# To be done
State how many lines hold the word "this", with no other words.

# Data provided

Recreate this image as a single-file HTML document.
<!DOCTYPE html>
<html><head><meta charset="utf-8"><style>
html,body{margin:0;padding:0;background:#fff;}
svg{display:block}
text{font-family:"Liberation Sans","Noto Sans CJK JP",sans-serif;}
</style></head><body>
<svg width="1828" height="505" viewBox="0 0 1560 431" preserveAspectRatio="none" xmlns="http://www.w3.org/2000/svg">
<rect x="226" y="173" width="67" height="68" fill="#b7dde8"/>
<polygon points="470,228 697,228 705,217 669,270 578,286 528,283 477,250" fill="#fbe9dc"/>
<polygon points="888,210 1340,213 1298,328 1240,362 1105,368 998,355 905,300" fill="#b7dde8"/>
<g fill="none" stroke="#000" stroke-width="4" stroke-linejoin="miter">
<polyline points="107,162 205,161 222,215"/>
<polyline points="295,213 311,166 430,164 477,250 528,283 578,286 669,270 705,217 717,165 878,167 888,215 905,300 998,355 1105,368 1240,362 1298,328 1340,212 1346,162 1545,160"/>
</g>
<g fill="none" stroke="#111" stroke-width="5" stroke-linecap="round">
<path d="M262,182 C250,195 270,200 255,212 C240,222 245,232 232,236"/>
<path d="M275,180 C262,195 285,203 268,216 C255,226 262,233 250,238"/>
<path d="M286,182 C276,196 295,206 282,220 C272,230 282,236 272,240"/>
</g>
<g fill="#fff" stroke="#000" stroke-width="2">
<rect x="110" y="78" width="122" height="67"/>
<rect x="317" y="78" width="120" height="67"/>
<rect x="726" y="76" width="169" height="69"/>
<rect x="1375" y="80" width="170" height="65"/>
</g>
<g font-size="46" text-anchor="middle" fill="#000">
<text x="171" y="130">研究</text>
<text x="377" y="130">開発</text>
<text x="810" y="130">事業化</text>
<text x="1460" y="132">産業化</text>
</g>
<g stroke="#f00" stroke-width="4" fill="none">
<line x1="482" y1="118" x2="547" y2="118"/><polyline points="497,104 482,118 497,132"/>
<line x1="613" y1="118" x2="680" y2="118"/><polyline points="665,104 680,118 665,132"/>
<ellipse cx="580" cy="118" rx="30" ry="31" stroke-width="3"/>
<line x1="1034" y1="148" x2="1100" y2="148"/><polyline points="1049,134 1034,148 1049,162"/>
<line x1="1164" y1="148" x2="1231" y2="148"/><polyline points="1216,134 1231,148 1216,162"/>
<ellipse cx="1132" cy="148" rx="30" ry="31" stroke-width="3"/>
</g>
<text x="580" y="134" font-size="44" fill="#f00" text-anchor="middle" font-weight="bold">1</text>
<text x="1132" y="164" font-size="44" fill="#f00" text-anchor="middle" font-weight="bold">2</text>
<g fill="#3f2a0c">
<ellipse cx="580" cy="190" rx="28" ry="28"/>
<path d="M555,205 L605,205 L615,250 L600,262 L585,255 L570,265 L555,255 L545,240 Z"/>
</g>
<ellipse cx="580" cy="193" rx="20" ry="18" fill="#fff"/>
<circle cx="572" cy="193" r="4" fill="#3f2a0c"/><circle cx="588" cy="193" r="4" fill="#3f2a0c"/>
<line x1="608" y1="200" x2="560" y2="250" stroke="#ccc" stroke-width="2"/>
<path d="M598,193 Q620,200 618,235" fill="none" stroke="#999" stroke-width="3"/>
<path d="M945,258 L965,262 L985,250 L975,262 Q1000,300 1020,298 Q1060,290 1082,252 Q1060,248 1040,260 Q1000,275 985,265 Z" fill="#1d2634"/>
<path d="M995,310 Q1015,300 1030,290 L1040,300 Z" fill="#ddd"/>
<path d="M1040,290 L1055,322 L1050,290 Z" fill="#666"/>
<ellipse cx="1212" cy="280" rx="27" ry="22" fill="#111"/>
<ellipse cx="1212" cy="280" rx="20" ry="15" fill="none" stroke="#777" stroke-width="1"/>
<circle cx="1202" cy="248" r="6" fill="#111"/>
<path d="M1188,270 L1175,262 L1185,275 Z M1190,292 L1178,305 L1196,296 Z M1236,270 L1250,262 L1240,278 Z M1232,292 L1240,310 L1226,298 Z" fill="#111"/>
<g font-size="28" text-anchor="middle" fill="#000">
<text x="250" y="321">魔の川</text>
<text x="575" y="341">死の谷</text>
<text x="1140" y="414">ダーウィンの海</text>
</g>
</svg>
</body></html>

...

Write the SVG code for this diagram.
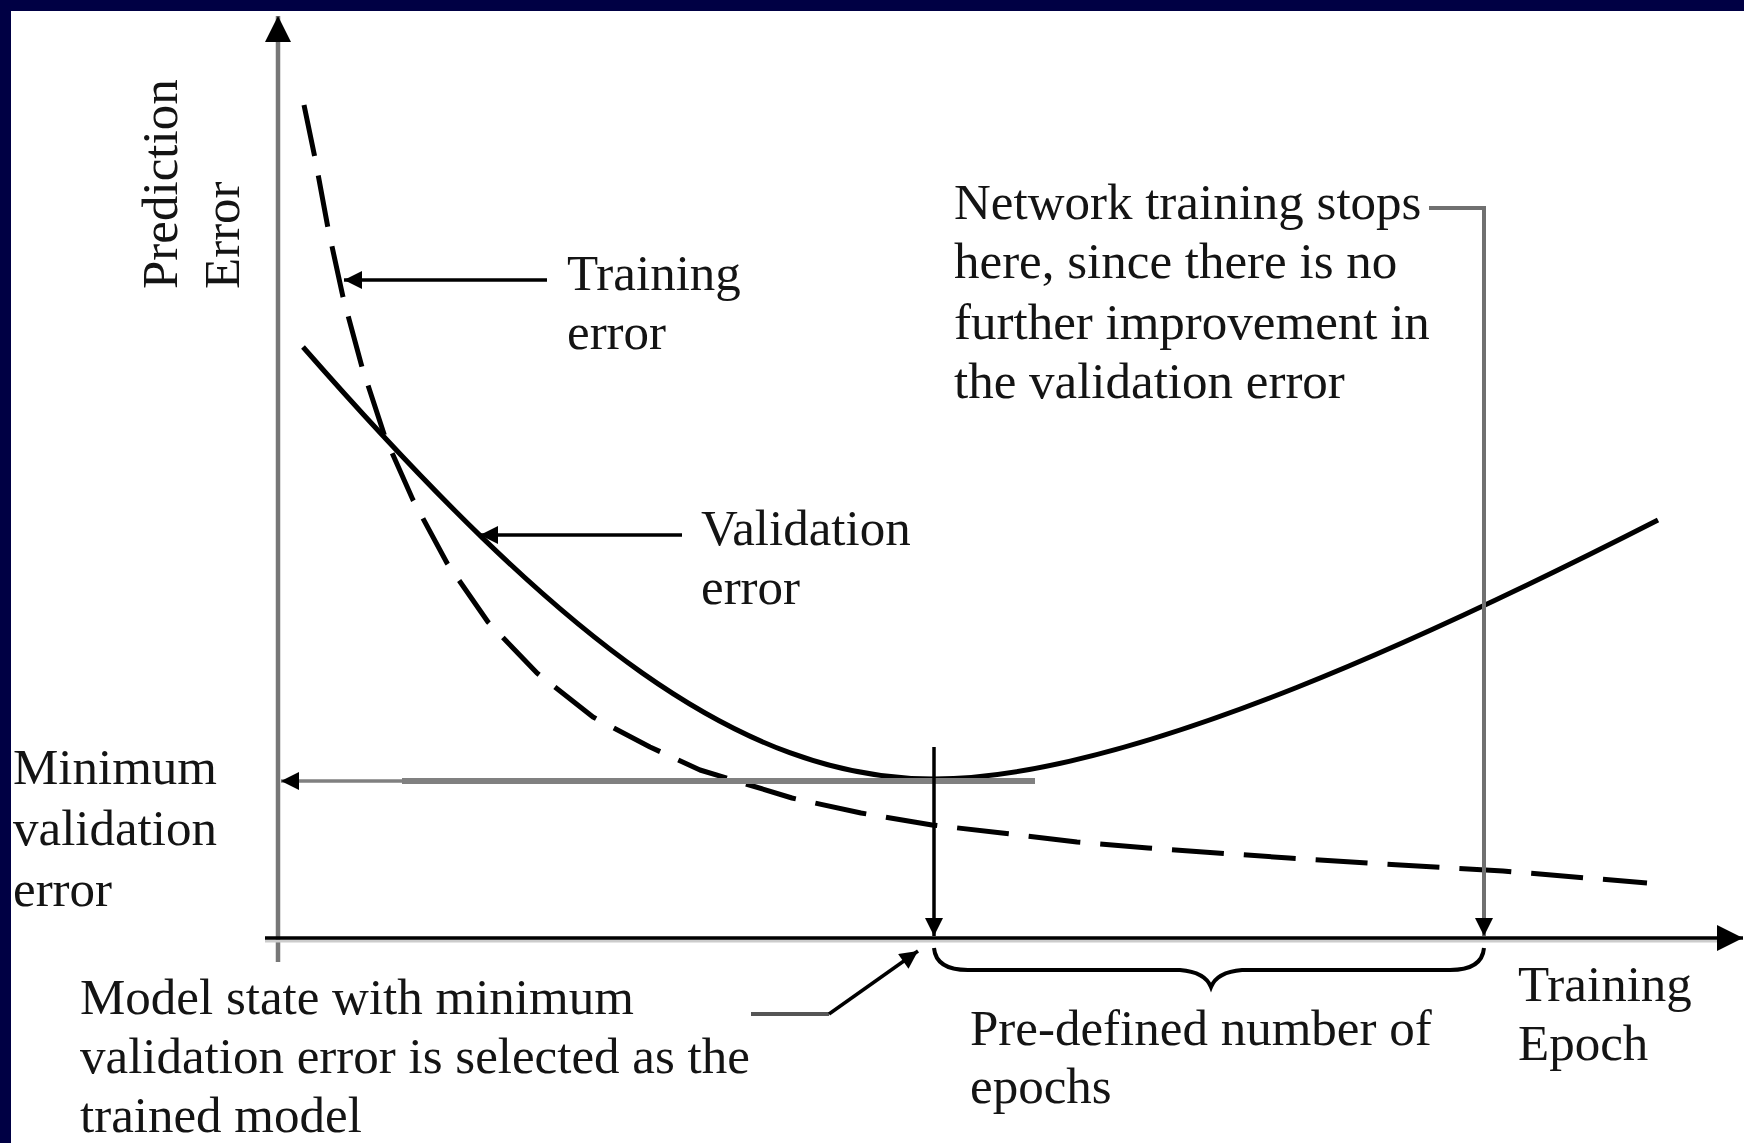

# Written response
2